By Brian Selznick
Ages 9-12 – 544 pages
Published in 2007 by Scholastic Press
Twelve year-old Hugo Cabret is an orphan who lives in the walls of a train station in Paris. Hugo spends his days fixing the clocks in the station and stealing food and mechanical parts to finish a project (a mechanical man) his father was working on before he died. Hugo knows that the mechanical man (an automaton) has a message from his father and he needs to fix the man in order to get the message. Hugo was good at fixing the clocks and being a thief until one day the grouchy old man, Georges Méliés, who owns a toy booth, caught Hugo stealing parts from him. Georges took Hugo’s last present from his father, a notebook that was filled with drawings and plans for the automaton. Georges made Hugo work his toy booth to earn his notebook back. Hugo became friends with Georges god-daughter, Isabelle, and together they look for his notebook, discover who Georges really is and hatch a plan to remind the old man of his past.

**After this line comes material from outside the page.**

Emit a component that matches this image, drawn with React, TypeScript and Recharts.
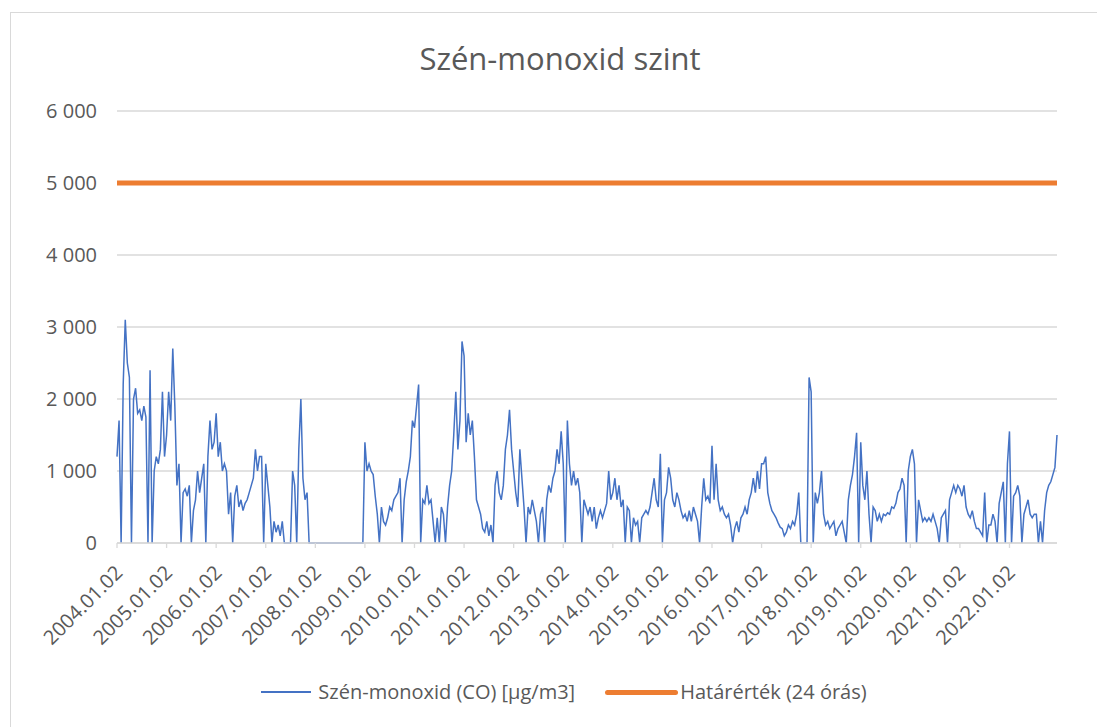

I really liked this book! Don’t be scared of the 500+ pages in it, the book is really sort of a graphic novel. I loved the illustrations, especially how they tell part of the story! You have to see the illustrations to really get the idea of what I’m talking about…..SEE!

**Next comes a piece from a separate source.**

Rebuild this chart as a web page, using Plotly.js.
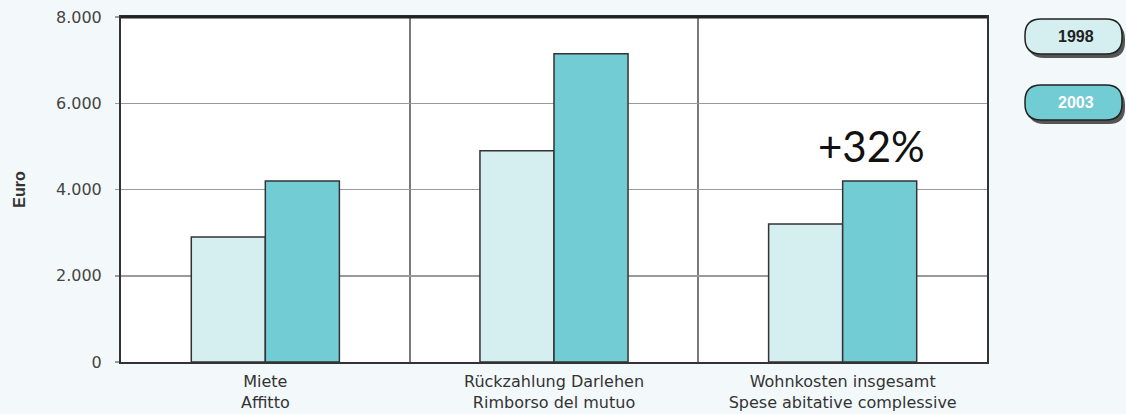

You learn a lot about the story just from the pictures. I bet kids who don’t really like to read would enjoy this book. Apart from the terrific pictures, the story is very exciting. Hugo is a great character. Even though he has a tough life, he keeps on going! The book won the 2008 Caldecott Medal and is going to be made into a movie called “Hugo” that comes out November 23, 2011. I really hope the movie can come close to the book!